La conception d'un enfant par Joël Legendre et son conjoint à l'aide d'une mère porteuse soulève une foule de questions d'ordre éthique sur les nouvelles technologies de reproduction. Mais, au moment où nous découvrons l'ampleur de la crise financière de notre gouvernement, ce dossier jette aussi un éclairage très utile sur la façon dont fonctionne l'État québécois.

La gratuité de la procréation assistée au Québec est un modèle même d'un programme mal conçu et mal géré, un cas de manuel, dont les péripéties illustrent de façon absolument limpide comment les programmes gouvernementaux sont happés par des engrenages qui mènent à une perte de contrôle.

Au départ, comme presque toujours, il y avait ce qui pouvait sembler une bonne idée: venir en aide aux femmes et aux couples infertiles qui n'ont pas les moyens de payer les coûts de la fécondation in vitro et de l'insémination.

Premièrement, il y a eu la grave erreur du mépris des coûts. Indépendamment de sa pertinence, l'idée aurait dû être tuée dans l'oeuf. Un système de santé qui peine à bien assurer les services essentiels ne peut ajouter un autre service sans être capable de démontrer qu'il est plus prioritaire que les services qu'il a déjà du mal à fournir. L'argumentaire de ce programme, voulant qu'en encadrant la pratique, on réduise les grossesses multiples, était trop fragile pour justifier l'opération. Encore une fois, le Québec a lancé un programme sans en avoir les moyens.

Deuxièmement, une absence de balises. Ce programme a été mené par le ministre Yves Bolduc, qui s'est rendu aux pressions de l'animatrice Julie Snyder, avec l'intention claire de faire un bon coup politique. Il a ainsi été lancé dans la précipitation, sans les assises scientifiques et administratives nécessaires. Le programme s'adresse aux couples et aux femmes qui le désirent, sans critère d'âge ou de pertinence, sauf le jugement du médecin traitant, dans une logique de bar ouvert.

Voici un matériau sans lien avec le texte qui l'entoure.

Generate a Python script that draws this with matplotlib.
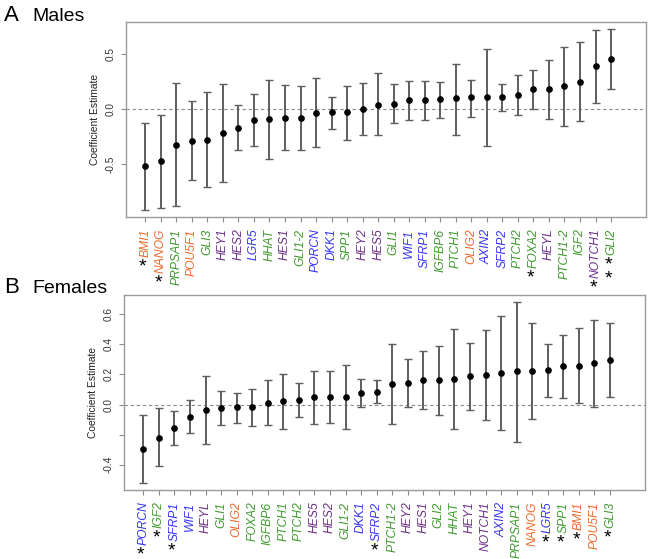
import matplotlib
matplotlib.use("Agg")
import matplotlib.pyplot as plt
import numpy as np

plt.rcParams['font.family'] = ['Liberation Sans', 'DejaVu Sans']

# gene -> pathway colour group
orange_genes = ["BMI1", "NANOG", "POU5F1", "OLIG2"]
green_genes = ["PRPSAP1", "GLI3", "HHAT", "GLI1-2", "SPP1", "GLI1", "IGFBP6", "PTCH1",
               "PTCH2", "FOXA2", "PTCH1-2", "IGF2", "GLI2"]
purple_genes = ["HEY1", "HES2", "HES1", "HEY2", "HES5", "HEYL", "NOTCH1"]
blue_genes = ["LGR5", "PORCN", "DKK1", "WIF1", "SFRP1", "AXIN2", "SFRP2"]

# Males
male_genes = ["BMI1", "NANOG", "PRPSAP1", "POU5F1", "GLI3", "HEY1", "HES2", "LGR5", "HHAT",
              "HES1", "GLI1-2", "PORCN", "DKK1", "SPP1", "HEY2", "HES5", "GLI1", "WIF1",
              "SFRP1", "IGFBP6", "PTCH1", "OLIG2", "AXIN2", "SFRP2", "PTCH2", "FOXA2",
              "HEYL", "PTCH1-2", "IGF2", "NOTCH1", "GLI2"]
male_est = [-0.52, -0.47, -0.33, -0.29, -0.28, -0.22, -0.17, -0.10, -0.09, -0.08, -0.08,
            -0.04, -0.03, -0.03, 0.00, 0.04, 0.05, 0.08, 0.08, 0.09, 0.10, 0.11, 0.11,
            0.11, 0.13, 0.18, 0.18, 0.21, 0.25, 0.39, 0.46]
male_lo = [-0.92, -0.90, -0.89, -0.65, -0.71, -0.67, -0.37, -0.34, -0.46, -0.37, -0.37,
           -0.35, -0.18, -0.28, -0.24, -0.24, -0.13, -0.10, -0.10, -0.08, -0.24, -0.07,
           -0.34, -0.02, -0.05, 0.00, -0.09, -0.15, -0.11, 0.06, 0.18]
male_hi = [-0.13, -0.05, 0.24, 0.07, 0.16, 0.23, 0.04, 0.14, 0.27, 0.22, 0.21, 0.28,
           0.11, 0.21, 0.24, 0.33, 0.23, 0.26, 0.26, 0.25, 0.41, 0.27, 0.55, 0.23, 0.31,
           0.36, 0.45, 0.57, 0.61, 0.72, 0.73]
male_stars = {"BMI1": 1, "NANOG": 1, "FOXA2": 1, "NOTCH1": 1, "GLI2": 2}

# Females
female_genes = ["PORCN", "IGF2", "SFRP1", "WIF1", "HEYL", "GLI1", "OLIG2", "FOXA2", "IGFBP6",
                "PTCH1", "PTCH2", "HES5", "HES2", "GLI1-2", "DKK1", "SFRP2", "PTCH1-2", "HEY2",
                "HES1", "GLI2", "HHAT", "HEY1", "NOTCH1", "AXIN2", "PRPSAP1", "NANOG", "LGR5",
                "SPP1", "BMI1", "POU5F1", "GLI3"]
female_est = [-0.295, -0.22, -0.155, -0.08, -0.035, -0.02, -0.018, -0.015, 0.01, 0.025,
              0.03, 0.05, 0.053, 0.053, 0.078, 0.084, 0.135, 0.14, 0.165, 0.165, 0.173,
              0.19, 0.197, 0.21, 0.22, 0.226, 0.228, 0.253, 0.257, 0.275, 0.297]
female_lo = [-0.52, -0.41, -0.27, -0.19, -0.26, -0.135, -0.125, -0.14, -0.135, -0.16,
             -0.085, -0.13, -0.12, -0.16, -0.018, 0.007, -0.13, -0.018, -0.03, -0.07,
             -0.16, -0.035, -0.10, -0.17, -0.25, -0.093, 0.05, 0.042, 0.007, -0.018, 0.049]
female_hi = [-0.07, -0.025, -0.04, 0.03, 0.19, 0.09, 0.08, 0.10, 0.16, 0.205, 0.14, 0.225,
             0.225, 0.265, 0.17, 0.16, 0.40, 0.30, 0.355, 0.39, 0.50, 0.41, 0.495, 0.59,
             0.68, 0.54, 0.40, 0.46, 0.51, 0.565, 0.543]
female_stars = {"PORCN": 1, "IGF2": 1, "SFRP1": 1, "SFRP2": 1, "LGR5": 1, "SPP1": 1,
                "BMI1": 1, "GLI3": 1}

DPI = 100
W, H = 649, 559
STAR_SIZE = 14


def gene_color(g):
    if g in orange_genes:
        return "#EE6A2C"
    if g in green_genes:
        return "#3E9A2C"
    if g in purple_genes:
        return "#6B2F86"
    return "#3535EE"


def draw_panel(ax, genes, est, lo, hi, stars, yticks, yticklabels):
    """Error-bar panel; returns the gene label texts that need asterisks."""
    est = np.array(est)
    lo = np.array(lo)
    hi = np.array(hi)
    x = np.arange(1, len(genes) + 1)
    ax.axhline(0, color="#8a8a8a", ls=(0, (3, 2.5)), lw=0.8, zorder=1)
    ax.errorbar(x, est, yerr=[est - lo, hi - est], fmt="o", color="black", ms=3.8,
                ecolor="#5e5e5e", elinewidth=1.4, capsize=2.6, capthick=1.0, zorder=3)
    pad = 0.04 * (hi.max() - lo.min())
    ax.set_ylim(lo.min() - pad, hi.max() + pad)
    ax.set_xlim(1 - 1.24, len(genes) + 2.25)

    for s in ax.spines.values():
        s.set_color("#9a9a9a")
        s.set_linewidth(1.0)
    ax.set_xticks(x)
    ax.set_xticklabels([""] * len(genes))
    ax.tick_params(axis="x", length=3.6, color="#8a8a8a", width=0.8)
    ax.set_yticks(yticks)
    ax.set_yticklabels(yticklabels, rotation=90, va="center", fontsize=7.2, color="#333333")
    ax.tick_params(axis="y", length=3.6, color="#8a8a8a", width=0.8, pad=4)
    ax.set_ylabel("Coefficient Estimate", fontsize=7.4, color="#222222", labelpad=4)

    starred = []
    for xi, g in zip(x, genes):
        t = ax.annotate(g, xy=(xi, 0), xycoords=("data", "axes fraction"),
                        xytext=(0, -8.3), textcoords="offset points", rotation=90,
                        ha="center", va="top", fontsize=8.7, fontstyle="italic",
                        color=gene_color(g))
        if g in stars:
            starred.append((t, stars[g]))
    return starred


fig = plt.figure(figsize=(W / DPI, H / DPI), dpi=DPI)
ax1 = fig.add_axes([126 / W, 1 - 217 / H, 520 / W, 195 / H])
ax2 = fig.add_axes([124 / W, 1 - 490 / H, 521 / W, 195 / H])

starred = draw_panel(ax1, male_genes, male_est, male_lo, male_hi, male_stars,
                     [-0.5, 0.0, 0.5], ["-0.5", "0.0", "0.5"])
starred += draw_panel(ax2, female_genes, female_est, female_lo, female_hi, female_stars,
                      [-0.4, -0.2, 0.0, 0.2, 0.4, 0.6], ["-0.4", "", "0.0", "0.2", "0.4", "0.6"])

fig.text(4 / W, 1 - 21 / H, "A", fontsize=16, va="baseline")
fig.text(32 / W, 1 - 21 / H, "Males", fontsize=14, va="baseline")
fig.text(4 / W, 1 - 293 / H, "B", fontsize=16, va="baseline")
fig.text(32 / W, 1 - 293 / H, "Females", fontsize=14, va="baseline")

# asterisks go just below the end of each marked gene label, in black
fig.canvas.draw()
renderer = fig.canvas.get_renderer()
for t, n in starred:
    bb = t.get_window_extent(renderer)
    xc = (bb.x0 + bb.x1) / 2 - 2.5
    top = bb.y0 - 1.5
    fig.text(xc / W, top / H, "\n".join(["*"] * n), ha="center", va="top",
             fontsize=STAR_SIZE, linespacing=0.75, color="black")

fig.savefig("out.png", dpi=DPI)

Troisièmement, on a assisté à un glissement plus pernicieux: le gouvernement s'écartait de la mission traditionnelle du système de santé sans la réflexion qui s'imposait. D'une part, le programme s'adresse aussi à des clientèles qui n'ont pas de problème de santé, comme les lesbiennes, qui ont droit à des traitements de fertilité sans être infertiles. D'autre part, il vise moins à soigner ou à prévenir la maladie qu'à satisfaire des objectifs d'épanouissement personnel, au nom d'un droit qui n'existe pas formellement, soit celui d'avoir un enfant. Cela mène à une jolie contradiction, l'État remboursant les citoyens qui recourent à une procédure médicale, mais pas ceux qui arrivent au même résultat à travers l'adoption.

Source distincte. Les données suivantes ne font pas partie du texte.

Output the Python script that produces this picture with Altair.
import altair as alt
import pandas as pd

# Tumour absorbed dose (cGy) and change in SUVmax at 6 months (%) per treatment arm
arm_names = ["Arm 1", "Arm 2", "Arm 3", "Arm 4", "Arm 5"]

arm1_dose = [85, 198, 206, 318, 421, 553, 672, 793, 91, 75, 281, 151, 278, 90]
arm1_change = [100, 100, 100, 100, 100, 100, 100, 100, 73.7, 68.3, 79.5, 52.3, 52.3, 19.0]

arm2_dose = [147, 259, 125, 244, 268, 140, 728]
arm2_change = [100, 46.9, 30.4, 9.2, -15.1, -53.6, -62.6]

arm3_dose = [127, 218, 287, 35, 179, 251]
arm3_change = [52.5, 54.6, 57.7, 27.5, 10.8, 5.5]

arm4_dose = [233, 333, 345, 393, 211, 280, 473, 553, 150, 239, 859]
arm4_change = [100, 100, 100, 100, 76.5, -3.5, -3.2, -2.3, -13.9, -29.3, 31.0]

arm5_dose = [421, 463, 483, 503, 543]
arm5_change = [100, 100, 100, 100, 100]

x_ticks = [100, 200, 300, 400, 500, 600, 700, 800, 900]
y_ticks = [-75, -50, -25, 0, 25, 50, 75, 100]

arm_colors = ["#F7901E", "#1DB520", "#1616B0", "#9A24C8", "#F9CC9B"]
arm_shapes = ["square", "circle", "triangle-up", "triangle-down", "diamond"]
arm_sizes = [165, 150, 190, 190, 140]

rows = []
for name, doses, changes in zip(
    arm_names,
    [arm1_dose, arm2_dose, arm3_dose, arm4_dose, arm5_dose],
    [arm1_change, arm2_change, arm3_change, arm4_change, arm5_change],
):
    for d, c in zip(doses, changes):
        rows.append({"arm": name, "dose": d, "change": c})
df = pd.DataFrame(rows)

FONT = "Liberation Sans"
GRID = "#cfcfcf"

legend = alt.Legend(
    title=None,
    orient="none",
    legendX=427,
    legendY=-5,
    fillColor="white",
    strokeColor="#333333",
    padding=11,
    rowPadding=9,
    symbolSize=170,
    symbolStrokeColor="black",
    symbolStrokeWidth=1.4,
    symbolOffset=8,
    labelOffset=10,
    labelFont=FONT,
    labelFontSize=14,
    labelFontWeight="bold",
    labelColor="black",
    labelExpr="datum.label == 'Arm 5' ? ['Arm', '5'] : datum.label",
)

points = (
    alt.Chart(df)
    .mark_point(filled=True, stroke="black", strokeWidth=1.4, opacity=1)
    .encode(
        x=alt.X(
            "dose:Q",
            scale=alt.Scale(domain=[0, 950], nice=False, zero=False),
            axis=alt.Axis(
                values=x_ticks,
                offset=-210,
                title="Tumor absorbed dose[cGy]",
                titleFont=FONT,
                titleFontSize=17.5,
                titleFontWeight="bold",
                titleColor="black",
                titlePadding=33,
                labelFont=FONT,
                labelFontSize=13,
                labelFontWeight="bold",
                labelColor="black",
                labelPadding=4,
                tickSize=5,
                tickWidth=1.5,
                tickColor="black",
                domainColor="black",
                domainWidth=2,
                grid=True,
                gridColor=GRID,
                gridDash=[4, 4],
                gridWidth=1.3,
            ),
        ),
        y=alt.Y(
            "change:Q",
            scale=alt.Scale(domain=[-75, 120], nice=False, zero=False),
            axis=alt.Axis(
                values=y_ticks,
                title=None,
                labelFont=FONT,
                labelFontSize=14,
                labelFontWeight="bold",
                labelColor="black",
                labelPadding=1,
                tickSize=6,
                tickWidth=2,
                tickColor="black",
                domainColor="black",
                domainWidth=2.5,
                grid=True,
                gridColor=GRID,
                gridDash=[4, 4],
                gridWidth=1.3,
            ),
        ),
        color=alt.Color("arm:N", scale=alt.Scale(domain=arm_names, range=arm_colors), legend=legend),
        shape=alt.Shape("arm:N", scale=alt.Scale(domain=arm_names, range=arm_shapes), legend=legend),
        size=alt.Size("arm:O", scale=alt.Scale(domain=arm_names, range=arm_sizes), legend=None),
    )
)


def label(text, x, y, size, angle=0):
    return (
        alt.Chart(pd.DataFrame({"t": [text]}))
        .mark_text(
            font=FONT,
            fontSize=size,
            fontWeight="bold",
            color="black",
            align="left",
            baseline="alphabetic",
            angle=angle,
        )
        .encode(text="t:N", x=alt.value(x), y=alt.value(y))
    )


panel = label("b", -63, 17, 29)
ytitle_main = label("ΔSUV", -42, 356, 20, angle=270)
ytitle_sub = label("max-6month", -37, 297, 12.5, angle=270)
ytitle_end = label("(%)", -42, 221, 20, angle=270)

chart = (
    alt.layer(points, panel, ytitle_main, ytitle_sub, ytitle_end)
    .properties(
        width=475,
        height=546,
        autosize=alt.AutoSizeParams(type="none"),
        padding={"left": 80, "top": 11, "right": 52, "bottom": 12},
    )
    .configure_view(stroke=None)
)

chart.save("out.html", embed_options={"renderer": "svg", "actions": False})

Quatrièmement, avec la logique bureaucratique de l'uniformité, le gouvernement a appliqué de façon mécanique les critères du système de santé même si on était hors du champ strict de la santé. Comme les soins sont gratuits, la procréation assistée est donc aussi devenue gratuite pour tous, y compris pour ceux qui ont les moyens de payer. D'où le cas Legendre. Et je suis persuadé que ce programme gratuit profite plus aux riches qu'aux pauvres.

Cinquièmement, l'engrenage des droits s'est enclenché. Comme le programme s'appliquait aux couples traditionnels, il s'appliquait aussi aux lesbiennes. Et si les homosexuelles y ont droit, ce droit doit s'appliquer par extension aux homosexuels, malgré des obstacles physiologiques évidents. Ce qui mène l'État québécois à payer l'insémination d'une mère porteuse à qui il n'accorde pas de reconnaissance légale.

Je ne critique pas le droit des parents gais d'avoir un enfant. Je critique l'universalité du programme, sa gratuité pour tous, l'absence de réflexion derrière sa conception. Et surtout, je veux montrer comment le Québec, avec des dizaines, des centaines de cas comme celui-là, finit par se retrouver en crise.